> Goal
Repeat every line exactly, keeping the pictures out of the copy.

___ Recorded information

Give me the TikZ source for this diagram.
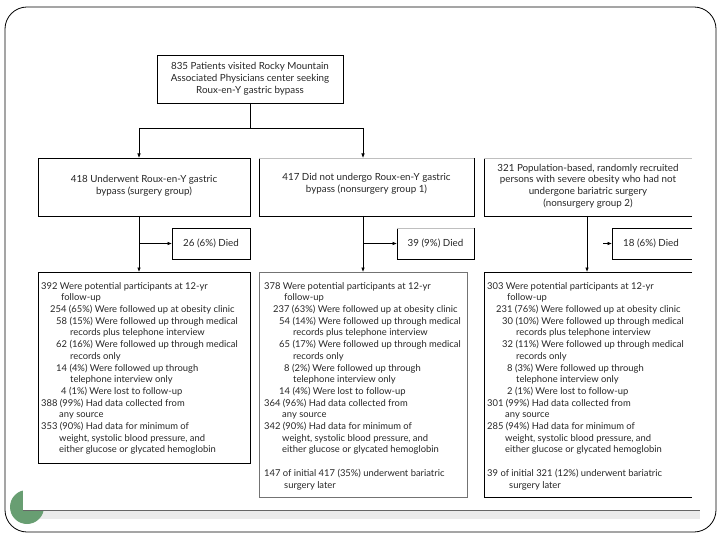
\documentclass[tikz,border=0pt]{standalone}
\usepackage{fontspec}
\setmainfont{Lato}
\usetikzlibrary{arrows.meta}
\definecolor{slidegreen}{RGB}{104,158,114}
\begin{document}
\begin{tikzpicture}[x=1pt,y=-1pt,
  ln/.style={line width=0.7pt, draw=black},
  arr/.style={line width=0.7pt, draw=black, -{Latex[length=4.5pt,width=3.6pt]}},
  plain/.style={inner sep=0pt, outer sep=0pt},
  boxed/.style={plain, draw=black, line width=0.7pt},
  ctxt/.style={font=\fontsize{9.8}{11.8}\selectfont, text=black!85, align=center, inner sep=0pt},
  ltxt/.style={font=\fontsize{9.4}{11.7}\selectfont, text=black!85, align=left, inner sep=0pt, anchor=north west}
]
\useasboundingbox (0,0) rectangle (720,540);

% slide frame
\draw[line width=0.8pt, rounded corners=22pt] (5,7) rectangle (716,532);
\fill[black!8] (23,511) rectangle (700,519);
\fill[slidegreen] (27,507) circle[radius=17pt];
\fill[white] (23,488) rectangle (46,510);
\draw[line width=0.9pt, black!60] (23,510.5) -- (700,510.5);

% top box
\node[boxed, minimum width=186, minimum height=48] (top) at (250,79) {};
\node[ctxt] (toptxt) at (top.center) {835 Patients visited Rocky Mountain\\Associated Physicians center seeking\\Roux-en-Y gastric bypass};

% level 2 boxes
\node[boxed, minimum width=212, minimum height=58] (L1) at (144,187) {};
\node[ctxt] (L1txt) at (144,186) {418 Underwent Roux-en-Y gastric\\bypass (surgery group)};

\node[plain, minimum width=215, minimum height=58] (M1) at (366.5,187) {};
\draw[ln] (M1.north west) -- (M1.south west) -- (M1.south east) -- (M1.north east);
\draw[line width=0.6pt, black!25] (M1.north west) -- (M1.north east);
\node[ctxt] (M1txt) at (366.5,184) {417 Did not undergo Roux-en-Y gastric\\bypass (nonsurgery group 1)};

\node[plain, minimum width=208, minimum height=58] (R1) at (588,187) {};
\draw[ln] (R1.south east) -- (R1.south west) -- (R1.north west);
\draw[line width=0.6pt, black!25] (R1.north west) -- (R1.north east);
\node[ctxt] (R1txt) at (588,186) {321 Population-based, randomly recruited\\persons with severe obesity who had not\\undergone bariatric surgery\\(nonsurgery group 2)};

% died boxes
\node[boxed, minimum width=78, minimum height=31] (D1) at (211,243.5) {};
\node[ctxt] (D1txt) at (D1.center) {26 (6\%) Died};
\node[plain, minimum width=77, minimum height=31] (D2) at (435.5,243.5) {};
\draw[ln] (D2.north west) -- (D2.south west) -- (D2.south east) -- (D2.north east);
\draw[line width=0.6pt, black!25] (D2.north west) -- (D2.north east);
\node[ctxt] (D2txt) at (D2.center) {39 (9\%) Died};
\node[plain, minimum width=80, minimum height=31] (D3) at (652,243.5) {};
\draw[ln] (D3.north east) -- (D3.north west) -- (D3.south west) -- (D3.south east);
\node[ctxt] (D3txt) at (651,243.5) {18 (6\%) Died};

% lower boxes
\node[boxed, minimum width=212, minimum height=191] (L2) at (144,367.5) {};
\node[boxed, draw=black!55, minimum width=208, minimum height=225] (M2) at (363,384.5) {};
\node[plain, minimum width=208, minimum height=225] (R2) at (588,384.5) {};
\draw[ln] (R2.north east) -- (R2.north west) -- (R2.south west) -- (R2.south east);

\node[ltxt] (L2txt) at (41,282) {%
392 Were potential participants at 12-yr\\
\hspace*{20pt}follow-up\\
\hspace*{9pt}254 (65\%) Were followed up at obesity clinic\\
\hspace*{15pt}58 (15\%) Were followed up through medical\\
\hspace*{29pt}records plus telephone interview\\
\hspace*{15pt}62 (16\%) Were followed up through medical\\
\hspace*{29pt}records only\\
\hspace*{15pt}14 (4\%) Were followed up through\\
\hspace*{29pt}telephone interview only\\
\hspace*{20pt}4 (1\%) Were lost to follow-up\\
388 (99\%) Had data collected from\\
\hspace*{18pt}any source\\
353 (90\%) Had data for minimum of\\
\hspace*{18pt}weight, systolic blood pressure, and\\
\hspace*{18pt}either glucose or glycated hemoglobin};

\node[ltxt] (M2txt) at (264,282) {%
378 Were potential participants at 12-yr\\
\hspace*{20pt}follow-up\\
\hspace*{9pt}237 (63\%) Were followed up at obesity clinic\\
\hspace*{15pt}54 (14\%) Were followed up through medical\\
\hspace*{29pt}records plus telephone interview\\
\hspace*{15pt}65 (17\%) Were followed up through medical\\
\hspace*{29pt}records only\\
\hspace*{20pt}8 (2\%) Were followed up through\\
\hspace*{29pt}telephone interview only\\
\hspace*{15pt}14 (4\%) Were lost to follow-up\\
364 (96\%) Had data collected from\\
\hspace*{18pt}any source\\
342 (90\%) Had data for minimum of\\
\hspace*{18pt}weight, systolic blood pressure, and\\
\hspace*{18pt}either glucose or glycated hemoglobin\\[11.7pt]
147 of initial 417 (35\%) underwent bariatric\\
\hspace*{20pt}surgery later};

\node[ltxt] (R2txt) at (487,282) {%
303 Were potential participants at 12-yr\\
\hspace*{20pt}follow-up\\
\hspace*{9pt}231 (76\%) Were followed up at obesity clinic\\
\hspace*{15pt}30 (10\%) Were followed up through medical\\
\hspace*{29pt}records plus telephone interview\\
\hspace*{15pt}32 (11\%) Were followed up through medical\\
\hspace*{29pt}records only\\
\hspace*{20pt}8 (3\%) Were followed up through\\
\hspace*{29pt}telephone interview only\\
\hspace*{20pt}2 (1\%) Were lost to follow-up\\
301 (99\%) Had data collected from\\
\hspace*{18pt}any source\\
285 (94\%) Had data for minimum of\\
\hspace*{18pt}weight, systolic blood pressure, and\\
\hspace*{18pt}either glucose or glycated hemoglobin\\[11.7pt]
39 of initial 321 (12\%) underwent bariatric\\
\hspace*{22pt}surgery later};

% connectors
\coordinate (j0) at (250,128);
\coordinate (jl) at (139,128);
\coordinate (jm) at (363,128);
\draw[ln] (top.south) -- (j0);
\draw[ln] (jl) -- (jm);
\draw[arr] (jl) -- (jl |- L1.north);
\draw[arr] (jm) -- (jm |- M1.north);

\draw[arr] (jl |- L1.south) -- (jl |- L2.north);
\draw[arr] (jl |- D1.west) -- (D1.west);
\draw[arr] (jm |- M1.south) -- (jm |- M2.north);
\draw[arr] (jm |- D2.west) -- (D2.west);
\coordinate (jr) at (587,216);
\draw[arr] (jr) -- (jr |- R2.north);
\coordinate (d3s) at (603,243.5);
\draw[arr] (d3s) -- (D3.west);
\end{tikzpicture}
\end{document}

______

> The reply
Give me the TikZ source for this diagram.
\documentclass[tikz,border=0pt]{standalone}
\usepackage{fontspec}
\setmainfont{Lato}
\usetikzlibrary{arrows.meta}
\definecolor{slidegreen}{RGB}{104,158,114}
\begin{document}
\begin{tikzpicture}[x=1pt,y=-1pt,
  ln/.style={line width=0.7pt, draw=black},
  arr/.style={line width=0.7pt, draw=black, -{Latex[length=4.5pt,width=3.6pt]}},
  plain/.style={inner sep=0pt, outer sep=0pt},
  boxed/.style={plain, draw=black, line width=0.7pt},
  ctxt/.style={font=\fontsize{9.8}{11.8}\selectfont, text=black!85, align=center, inner sep=0pt},
  ltxt/.style={font=\fontsize{9.4}{11.7}\selectfont, text=black!85, align=left, inner sep=0pt, anchor=north west}
]
\useasboundingbox (0,0) rectangle (720,540);

% slide frame
\draw[line width=0.8pt, rounded corners=22pt] (5,7) rectangle (716,532);
\fill[black!8] (23,511) rectangle (700,519);
\fill[slidegreen] (27,507) circle[radius=17pt];
\fill[white] (23,488) rectangle (46,510);
\draw[line width=0.9pt, black!60] (23,510.5) -- (700,510.5);

% top box
\node[boxed, minimum width=186, minimum height=48] (top) at (250,79) {};
\node[ctxt] (toptxt) at (top.center) {835 Patients visited Rocky Mountain\\Associated Physicians center seeking\\Roux-en-Y gastric bypass};

% level 2 boxes
\node[boxed, minimum width=212, minimum height=58] (L1) at (144,187) {};
\node[ctxt] (L1txt) at (144,186) {418 Underwent Roux-en-Y gastric\\bypass (surgery group)};

\node[plain, minimum width=215, minimum height=58] (M1) at (366.5,187) {};
\draw[ln] (M1.north west) -- (M1.south west) -- (M1.south east) -- (M1.north east);
\draw[line width=0.6pt, black!25] (M1.north west) -- (M1.north east);
\node[ctxt] (M1txt) at (366.5,184) {417 Did not undergo Roux-en-Y gastric\\bypass (nonsurgery group 1)};

\node[plain, minimum width=208, minimum height=58] (R1) at (588,187) {};
\draw[ln] (R1.south east) -- (R1.south west) -- (R1.north west);
\draw[line width=0.6pt, black!25] (R1.north west) -- (R1.north east);
\node[ctxt] (R1txt) at (588,186) {321 Population-based, randomly recruited\\persons with severe obesity who had not\\undergone bariatric surgery\\(nonsurgery group 2)};

% died boxes
\node[boxed, minimum width=78, minimum height=31] (D1) at (211,243.5) {};
\node[ctxt] (D1txt) at (D1.center) {26 (6\%) Died};
\node[plain, minimum width=77, minimum height=31] (D2) at (435.5,243.5) {};
\draw[ln] (D2.north west) -- (D2.south west) -- (D2.south east) -- (D2.north east);
\draw[line width=0.6pt, black!25] (D2.north west) -- (D2.north east);
\node[ctxt] (D2txt) at (D2.center) {39 (9\%) Died};
\node[plain, minimum width=80, minimum height=31] (D3) at (652,243.5) {};
\draw[ln] (D3.north east) -- (D3.north west) -- (D3.south west) -- (D3.south east);
\node[ctxt] (D3txt) at (651,243.5) {18 (6\%) Died};

% lower boxes
\node[boxed, minimum width=212, minimum height=191] (L2) at (144,367.5) {};
\node[boxed, draw=black!55, minimum width=208, minimum height=225] (M2) at (363,384.5) {};
\node[plain, minimum width=208, minimum height=225] (R2) at (588,384.5) {};
\draw[ln] (R2.north east) -- (R2.north west) -- (R2.south west) -- (R2.south east);

\node[ltxt] (L2txt) at (41,282) {%
392 Were potential participants at 12-yr\\
\hspace*{20pt}follow-up\\
\hspace*{9pt}254 (65\%) Were followed up at obesity clinic\\
\hspace*{15pt}58 (15\%) Were followed up through medical\\
\hspace*{29pt}records plus telephone interview\\
\hspace*{15pt}62 (16\%) Were followed up through medical\\
\hspace*{29pt}records only\\
\hspace*{15pt}14 (4\%) Were followed up through\\
\hspace*{29pt}telephone interview only\\
\hspace*{20pt}4 (1\%) Were lost to follow-up\\
388 (99\%) Had data collected from\\
\hspace*{18pt}any source\\
353 (90\%) Had data for minimum of\\
\hspace*{18pt}weight, systolic blood pressure, and\\
\hspace*{18pt}either glucose or glycated hemoglobin};

\node[ltxt] (M2txt) at (264,282) {%
378 Were potential participants at 12-yr\\
\hspace*{20pt}follow-up\\
\hspace*{9pt}237 (63\%) Were followed up at obesity clinic\\
\hspace*{15pt}54 (14\%) Were followed up through medical\\
\hspace*{29pt}records plus telephone interview\\
\hspace*{15pt}65 (17\%) Were followed up through medical\\
\hspace*{29pt}records only\\
\hspace*{20pt}8 (2\%) Were followed up through\\
\hspace*{29pt}telephone interview only\\
\hspace*{15pt}14 (4\%) Were lost to follow-up\\
364 (96\%) Had data collected from\\
\hspace*{18pt}any source\\
342 (90\%) Had data for minimum of\\
\hspace*{18pt}weight, systolic blood pressure, and\\
\hspace*{18pt}either glucose or glycated hemoglobin\\[11.7pt]
147 of initial 417 (35\%) underwent bariatric\\
\hspace*{20pt}surgery later};

\node[ltxt] (R2txt) at (487,282) {%
303 Were potential participants at 12-yr\\
\hspace*{20pt}follow-up\\
\hspace*{9pt}231 (76\%) Were followed up at obesity clinic\\
\hspace*{15pt}30 (10\%) Were followed up through medical\\
\hspace*{29pt}records plus telephone interview\\
\hspace*{15pt}32 (11\%) Were followed up through medical\\
\hspace*{29pt}records only\\
\hspace*{20pt}8 (3\%) Were followed up through\\
\hspace*{29pt}telephone interview only\\
\hspace*{20pt}2 (1\%) Were lost to follow-up\\
301 (99\%) Had data collected from\\
\hspace*{18pt}any source\\
285 (94\%) Had data for minimum of\\
\hspace*{18pt}weight, systolic blood pressure, and\\
\hspace*{18pt}either glucose or glycated hemoglobin\\[11.7pt]
39 of initial 321 (12\%) underwent bariatric\\
\hspace*{22pt}surgery later};

% connectors
\coordinate (j0) at (250,128);
\coordinate (jl) at (139,128);
\coordinate (jm) at (363,128);
\draw[ln] (top.south) -- (j0);
\draw[ln] (jl) -- (jm);
\draw[arr] (jl) -- (jl |- L1.north);
\draw[arr] (jm) -- (jm |- M1.north);

\draw[arr] (jl |- L1.south) -- (jl |- L2.north);
\draw[arr] (jl |- D1.west) -- (D1.west);
\draw[arr] (jm |- M1.south) -- (jm |- M2.north);
\draw[arr] (jm |- D2.west) -- (D2.west);
\coordinate (jr) at (587,216);
\draw[arr] (jr) -- (jr |- R2.north);
\coordinate (d3s) at (603,243.5);
\draw[arr] (d3s) -- (D3.west);
\end{tikzpicture}
\end{document}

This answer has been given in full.